Use the option ‘control = [g]lmerControl(calc.derivs = FALSE)’ that turns off the derivative calculation performed after optimization. By doing so, most of the warnings can be discarded as explained in lme4 vignette:lme4 Performance Tips: https://cran.rproject.org/web/packages/lme4/vignettes/lmerperf.html
As such concerns have not been addressed in the literature, the choice of the most appropriate option is left to the user.
DISCUSSION
ANT provides researchers with an all-in-one software in which they will find the analytical tools most commonly used in animal social network research. ANT is a user-friendly software that enables beginners to run complex analyses on social networks.
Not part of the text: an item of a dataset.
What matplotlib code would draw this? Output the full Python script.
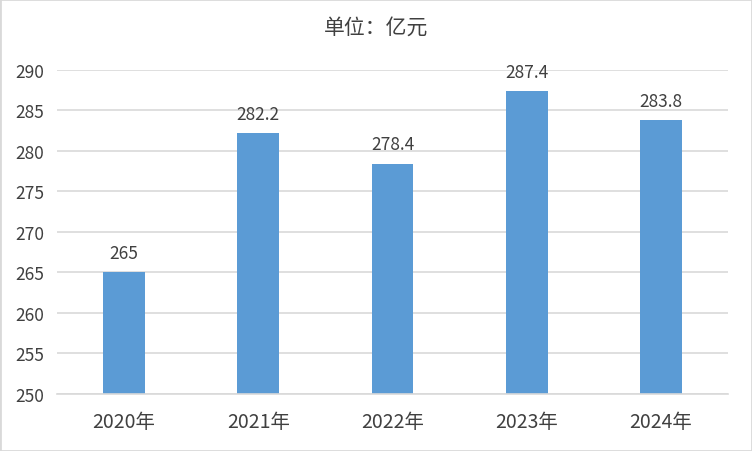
import matplotlib.pyplot as plt
from matplotlib.patches import Rectangle

plt.rcParams['font.family'] = ['Noto Sans CJK SC', 'DejaVu Sans']

years = ["2020年", "2021年", "2022年", "2023年", "2024年"]
values = [265, 282.2, 278.4, 287.4, 283.8]
value_labels = ["265", "282.2", "278.4", "287.4", "283.8"]
yticks = [250, 255, 260, 265, 270, 275, 280, 285, 290]

fig = plt.figure(figsize=(7.52, 4.52), dpi=100)
ax = fig.add_axes([57 / 752, (452 - 395) / 452, 671 / 752, 324 / 452])

x = range(len(years))
ax.bar(x, values, width=0.31, color="#5B9BD5", zorder=2)
for i, v in enumerate(values):
    ax.text(i, v + 1.3, value_labels[i], ha="center", va="bottom",
            fontsize=12.5, color="#404040")

ax.set_xlim(-0.5, len(years) - 0.5)
ax.set_ylim(250, 290)
ax.set_yticks(yticks)
ax.set_xticks(list(x))
ax.set_xticklabels(years)
ax.yaxis.grid(True, color="#D9D9D9", linewidth=1.2, zorder=0)
ax.tick_params(axis="both", length=0, labelcolor="#404040")
ax.tick_params(axis="x", pad=12, labelsize=14)
ax.tick_params(axis="y", pad=9, labelsize=12.5)
for s in ["top", "right", "left"]:
    ax.spines[s].set_visible(False)
ax.spines["bottom"].set_color("#D9D9D9")
ax.spines["bottom"].set_linewidth(1.2)

fig.text(0.5, 1 - 28 / 452, "单位：亿元", ha="center", va="center",
         fontsize=15, color="#404040")

fig.patches.append(Rectangle((0, 0), 1, 1, transform=fig.transFigure,
                             fill=False, edgecolor="#D9D9D9", linewidth=2))

fig.savefig("out.png", dpi=100)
Besides, ANT also provides users with a wide range of functions that opens up countless possibilities for those who have greater programming and analytical skills and want to make a more autonomous use of these tools. We hope that this will enable users to focus less in coding and more on selecting the most appropriate permutation approach, statistical test(s) and metric(s), and to reflect more deeply on why this metric (or metric version) rather than another. It is still frequent to see biased studies because the lack of questioning on the most appropriate analytical tools to use when performing an analysis. By giving access to global, dyadic and node metrics, our aim is to enable users to adopt a multilevel approach and thereby understand the position of individuals in a group, the patterns of interaction, and the impact of these two levels on the global network structure [22]. We hope that ANT will represent an analytical standard for upcoming studies on animal social networks. We will try to update the package as often as possible to add new metrics and analytical techniques. ANT is a long-term project that is meant to evolve and improve. In the future, it may give access to additional techniques used in other research fields such as population ecology, as well as additional permutation tests and metrics. As this is a multi-collaborative project, we encourage everyone to take part in the development of future versions of ANT.